§ GOAL:
Would you quote every entry exactly, dropping only the pictures?

§ DATA FOR THIS TASK:
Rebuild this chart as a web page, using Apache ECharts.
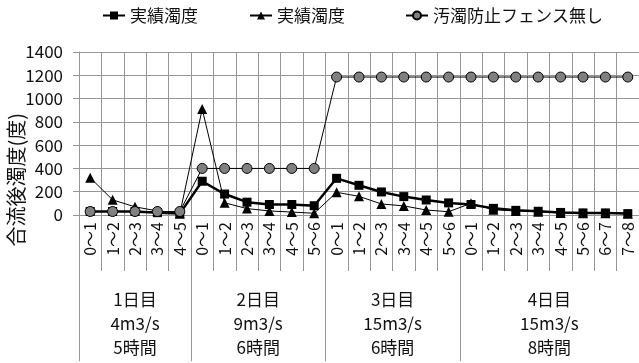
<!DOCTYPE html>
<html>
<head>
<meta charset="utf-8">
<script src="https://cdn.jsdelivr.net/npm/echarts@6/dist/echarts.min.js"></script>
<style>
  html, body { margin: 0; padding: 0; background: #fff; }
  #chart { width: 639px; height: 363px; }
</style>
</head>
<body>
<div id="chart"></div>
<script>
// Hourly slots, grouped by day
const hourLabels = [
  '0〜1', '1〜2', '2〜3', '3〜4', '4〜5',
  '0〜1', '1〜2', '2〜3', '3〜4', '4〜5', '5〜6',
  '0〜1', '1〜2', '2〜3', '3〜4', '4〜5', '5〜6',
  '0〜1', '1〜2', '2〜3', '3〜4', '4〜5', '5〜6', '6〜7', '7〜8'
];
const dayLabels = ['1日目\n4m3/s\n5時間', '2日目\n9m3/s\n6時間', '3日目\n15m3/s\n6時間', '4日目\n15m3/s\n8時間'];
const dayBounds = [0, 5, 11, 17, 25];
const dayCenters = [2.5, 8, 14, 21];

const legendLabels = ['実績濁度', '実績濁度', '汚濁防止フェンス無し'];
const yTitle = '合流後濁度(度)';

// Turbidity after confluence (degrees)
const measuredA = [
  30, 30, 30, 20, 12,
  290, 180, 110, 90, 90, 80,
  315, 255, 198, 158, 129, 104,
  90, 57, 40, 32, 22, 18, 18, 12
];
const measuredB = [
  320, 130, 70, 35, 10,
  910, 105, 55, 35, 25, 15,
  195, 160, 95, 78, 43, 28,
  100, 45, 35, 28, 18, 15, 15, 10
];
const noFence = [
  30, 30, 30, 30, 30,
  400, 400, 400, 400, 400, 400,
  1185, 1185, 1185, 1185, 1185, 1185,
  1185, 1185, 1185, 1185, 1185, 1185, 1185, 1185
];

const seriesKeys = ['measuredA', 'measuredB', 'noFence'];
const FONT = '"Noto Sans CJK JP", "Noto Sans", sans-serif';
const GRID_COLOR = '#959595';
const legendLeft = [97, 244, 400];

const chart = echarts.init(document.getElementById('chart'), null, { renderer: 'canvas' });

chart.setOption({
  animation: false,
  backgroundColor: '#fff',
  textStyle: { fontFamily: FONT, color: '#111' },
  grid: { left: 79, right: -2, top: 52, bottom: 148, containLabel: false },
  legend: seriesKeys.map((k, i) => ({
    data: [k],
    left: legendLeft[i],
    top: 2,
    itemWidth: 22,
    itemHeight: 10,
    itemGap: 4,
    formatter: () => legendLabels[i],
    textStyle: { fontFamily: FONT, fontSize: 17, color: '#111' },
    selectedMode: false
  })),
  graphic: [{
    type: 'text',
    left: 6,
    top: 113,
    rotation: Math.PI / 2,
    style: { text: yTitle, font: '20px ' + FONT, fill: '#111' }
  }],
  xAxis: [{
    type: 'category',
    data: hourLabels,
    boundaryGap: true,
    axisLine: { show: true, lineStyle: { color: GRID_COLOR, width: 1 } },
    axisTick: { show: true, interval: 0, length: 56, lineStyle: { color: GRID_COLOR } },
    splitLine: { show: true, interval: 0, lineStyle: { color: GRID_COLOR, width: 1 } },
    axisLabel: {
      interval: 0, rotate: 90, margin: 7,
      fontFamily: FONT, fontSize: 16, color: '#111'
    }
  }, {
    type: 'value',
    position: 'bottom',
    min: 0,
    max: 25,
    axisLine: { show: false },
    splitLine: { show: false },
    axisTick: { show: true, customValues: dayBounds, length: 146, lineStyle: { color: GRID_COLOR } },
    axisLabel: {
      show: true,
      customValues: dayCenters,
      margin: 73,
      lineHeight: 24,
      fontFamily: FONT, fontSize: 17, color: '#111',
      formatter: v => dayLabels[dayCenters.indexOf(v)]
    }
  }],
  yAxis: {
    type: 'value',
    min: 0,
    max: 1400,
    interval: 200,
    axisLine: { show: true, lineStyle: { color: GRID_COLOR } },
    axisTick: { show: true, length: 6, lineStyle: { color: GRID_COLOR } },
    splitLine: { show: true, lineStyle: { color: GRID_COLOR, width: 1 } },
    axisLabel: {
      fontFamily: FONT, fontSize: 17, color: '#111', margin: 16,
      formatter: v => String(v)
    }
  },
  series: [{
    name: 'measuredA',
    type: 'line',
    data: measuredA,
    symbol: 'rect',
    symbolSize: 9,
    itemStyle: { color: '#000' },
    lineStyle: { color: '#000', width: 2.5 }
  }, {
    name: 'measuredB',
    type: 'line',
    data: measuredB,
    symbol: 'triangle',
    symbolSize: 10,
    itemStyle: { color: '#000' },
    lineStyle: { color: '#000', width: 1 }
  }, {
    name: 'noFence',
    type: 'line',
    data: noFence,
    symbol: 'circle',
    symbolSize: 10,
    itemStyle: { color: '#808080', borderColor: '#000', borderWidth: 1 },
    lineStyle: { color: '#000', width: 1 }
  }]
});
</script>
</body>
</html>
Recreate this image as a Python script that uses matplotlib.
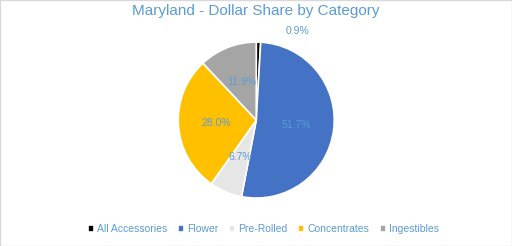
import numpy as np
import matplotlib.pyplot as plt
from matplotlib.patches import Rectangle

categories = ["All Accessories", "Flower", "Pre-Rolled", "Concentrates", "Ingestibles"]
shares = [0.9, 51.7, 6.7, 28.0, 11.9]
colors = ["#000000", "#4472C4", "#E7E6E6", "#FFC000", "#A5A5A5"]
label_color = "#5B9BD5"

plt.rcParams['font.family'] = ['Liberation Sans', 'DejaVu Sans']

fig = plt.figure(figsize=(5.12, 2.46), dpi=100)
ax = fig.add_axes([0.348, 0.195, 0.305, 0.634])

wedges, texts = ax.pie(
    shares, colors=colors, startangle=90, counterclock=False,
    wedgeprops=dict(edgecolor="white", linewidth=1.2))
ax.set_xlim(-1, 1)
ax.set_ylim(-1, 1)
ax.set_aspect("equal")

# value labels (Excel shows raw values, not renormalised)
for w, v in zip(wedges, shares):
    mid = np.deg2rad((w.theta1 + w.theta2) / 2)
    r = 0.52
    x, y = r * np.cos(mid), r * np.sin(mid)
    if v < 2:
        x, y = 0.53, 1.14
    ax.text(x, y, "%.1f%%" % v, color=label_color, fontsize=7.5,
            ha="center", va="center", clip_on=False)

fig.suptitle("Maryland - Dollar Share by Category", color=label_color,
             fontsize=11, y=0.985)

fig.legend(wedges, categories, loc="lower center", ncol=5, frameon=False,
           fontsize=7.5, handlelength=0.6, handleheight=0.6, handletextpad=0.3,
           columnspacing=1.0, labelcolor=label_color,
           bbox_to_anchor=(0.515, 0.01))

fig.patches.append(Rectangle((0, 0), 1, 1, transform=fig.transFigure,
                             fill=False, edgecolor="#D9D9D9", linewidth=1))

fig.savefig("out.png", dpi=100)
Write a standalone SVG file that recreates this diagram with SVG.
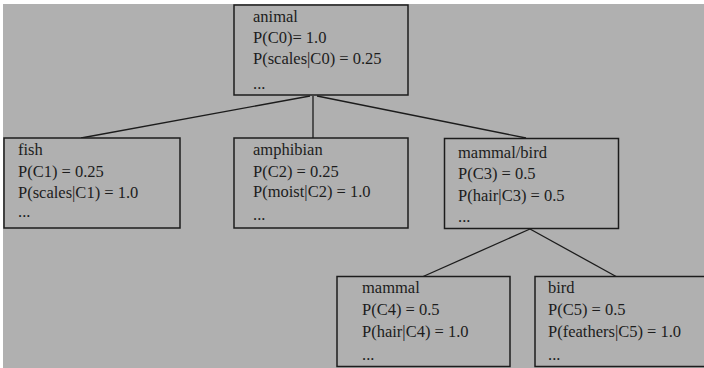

§ WRITTEN RESPONSE:
Rebuild this chart as a web page, using Apache ECharts.
<!DOCTYPE html>
<html>
<head>
<meta charset="utf-8">
<script src="https://cdn.jsdelivr.net/npm/echarts@6/dist/echarts.min.js"></script>
<style>
  html, body { margin: 0; padding: 0; background: #fff; }
  #chart { width: 639px; height: 363px; }
</style>
</head>
<body>
<div id="chart"></div>
<script>
// Hourly slots, grouped by day
const hourLabels = [
  '0〜1', '1〜2', '2〜3', '3〜4', '4〜5',
  '0〜1', '1〜2', '2〜3', '3〜4', '4〜5', '5〜6',
  '0〜1', '1〜2', '2〜3', '3〜4', '4〜5', '5〜6',
  '0〜1', '1〜2', '2〜3', '3〜4', '4〜5', '5〜6', '6〜7', '7〜8'
];
const dayLabels = ['1日目\n4m3/s\n5時間', '2日目\n9m3/s\n6時間', '3日目\n15m3/s\n6時間', '4日目\n15m3/s\n8時間'];
const dayBounds = [0, 5, 11, 17, 25];
const dayCenters = [2.5, 8, 14, 21];

const legendLabels = ['実績濁度', '実績濁度', '汚濁防止フェンス無し'];
const yTitle = '合流後濁度(度)';

// Turbidity after confluence (degrees)
const measuredA = [
  30, 30, 30, 20, 12,
  290, 180, 110, 90, 90, 80,
  315, 255, 198, 158, 129, 104,
  90, 57, 40, 32, 22, 18, 18, 12
];
const measuredB = [
  320, 130, 70, 35, 10,
  910, 105, 55, 35, 25, 15,
  195, 160, 95, 78, 43, 28,
  100, 45, 35, 28, 18, 15, 15, 10
];
const noFence = [
  30, 30, 30, 30, 30,
  400, 400, 400, 400, 400, 400,
  1185, 1185, 1185, 1185, 1185, 1185,
  1185, 1185, 1185, 1185, 1185, 1185, 1185, 1185
];

const seriesKeys = ['measuredA', 'measuredB', 'noFence'];
const FONT = '"Noto Sans CJK JP", "Noto Sans", sans-serif';
const GRID_COLOR = '#959595';
const legendLeft = [97, 244, 400];

const chart = echarts.init(document.getElementById('chart'), null, { renderer: 'canvas' });

chart.setOption({
  animation: false,
  backgroundColor: '#fff',
  textStyle: { fontFamily: FONT, color: '#111' },
  grid: { left: 79, right: -2, top: 52, bottom: 148, containLabel: false },
  legend: seriesKeys.map((k, i) => ({
    data: [k],
    left: legendLeft[i],
    top: 2,
    itemWidth: 22,
    itemHeight: 10,
    itemGap: 4,
    formatter: () => legendLabels[i],
    textStyle: { fontFamily: FONT, fontSize: 17, color: '#111' },
    selectedMode: false
  })),
  graphic: [{
    type: 'text',
    left: 6,
    top: 113,
    rotation: Math.PI / 2,
    style: { text: yTitle, font: '20px ' + FONT, fill: '#111' }
  }],
  xAxis: [{
    type: 'category',
    data: hourLabels,
    boundaryGap: true,
    axisLine: { show: true, lineStyle: { color: GRID_COLOR, width: 1 } },
    axisTick: { show: true, interval: 0, length: 56, lineStyle: { color: GRID_COLOR } },
    splitLine: { show: true, interval: 0, lineStyle: { color: GRID_COLOR, width: 1 } },
    axisLabel: {
      interval: 0, rotate: 90, margin: 7,
      fontFamily: FONT, fontSize: 16, color: '#111'
    }
  }, {
    type: 'value',
    position: 'bottom',
    min: 0,
    max: 25,
    axisLine: { show: false },
    splitLine: { show: false },
    axisTick: { show: true, customValues: dayBounds, length: 146, lineStyle: { color: GRID_COLOR } },
    axisLabel: {
      show: true,
      customValues: dayCenters,
      margin: 73,
      lineHeight: 24,
      fontFamily: FONT, fontSize: 17, color: '#111',
      formatter: v => dayLabels[dayCenters.indexOf(v)]
    }
  }],
  yAxis: {
    type: 'value',
    min: 0,
    max: 1400,
    interval: 200,
    axisLine: { show: true, lineStyle: { color: GRID_COLOR } },
    axisTick: { show: true, length: 6, lineStyle: { color: GRID_COLOR } },
    splitLine: { show: true, lineStyle: { color: GRID_COLOR, width: 1 } },
    axisLabel: {
      fontFamily: FONT, fontSize: 17, color: '#111', margin: 16,
      formatter: v => String(v)
    }
  },
  series: [{
    name: 'measuredA',
    type: 'line',
    data: measuredA,
    symbol: 'rect',
    symbolSize: 9,
    itemStyle: { color: '#000' },
    lineStyle: { color: '#000', width: 2.5 }
  }, {
    name: 'measuredB',
    type: 'line',
    data: measuredB,
    symbol: 'triangle',
    symbolSize: 10,
    itemStyle: { color: '#000' },
    lineStyle: { color: '#000', width: 1 }
  }, {
    name: 'noFence',
    type: 'line',
    data: noFence,
    symbol: 'circle',
    symbolSize: 10,
    itemStyle: { color: '#808080', borderColor: '#000', borderWidth: 1 },
    lineStyle: { color: '#000', width: 1 }
  }]
});
</script>
</body>
</html>
Recreate this image as a Python script that uses matplotlib.
import numpy as np
import matplotlib.pyplot as plt
from matplotlib.patches import Rectangle

categories = ["All Accessories", "Flower", "Pre-Rolled", "Concentrates", "Ingestibles"]
shares = [0.9, 51.7, 6.7, 28.0, 11.9]
colors = ["#000000", "#4472C4", "#E7E6E6", "#FFC000", "#A5A5A5"]
label_color = "#5B9BD5"

plt.rcParams['font.family'] = ['Liberation Sans', 'DejaVu Sans']

fig = plt.figure(figsize=(5.12, 2.46), dpi=100)
ax = fig.add_axes([0.348, 0.195, 0.305, 0.634])

wedges, texts = ax.pie(
    shares, colors=colors, startangle=90, counterclock=False,
    wedgeprops=dict(edgecolor="white", linewidth=1.2))
ax.set_xlim(-1, 1)
ax.set_ylim(-1, 1)
ax.set_aspect("equal")

# value labels (Excel shows raw values, not renormalised)
for w, v in zip(wedges, shares):
    mid = np.deg2rad((w.theta1 + w.theta2) / 2)
    r = 0.52
    x, y = r * np.cos(mid), r * np.sin(mid)
    if v < 2:
        x, y = 0.53, 1.14
    ax.text(x, y, "%.1f%%" % v, color=label_color, fontsize=7.5,
            ha="center", va="center", clip_on=False)

fig.suptitle("Maryland - Dollar Share by Category", color=label_color,
             fontsize=11, y=0.985)

fig.legend(wedges, categories, loc="lower center", ncol=5, frameon=False,
           fontsize=7.5, handlelength=0.6, handleheight=0.6, handletextpad=0.3,
           columnspacing=1.0, labelcolor=label_color,
           bbox_to_anchor=(0.515, 0.01))

fig.patches.append(Rectangle((0, 0), 1, 1, transform=fig.transFigure,
                             fill=False, edgecolor="#D9D9D9", linewidth=1))

fig.savefig("out.png", dpi=100)
Write a standalone SVG file that recreates this diagram with SVG.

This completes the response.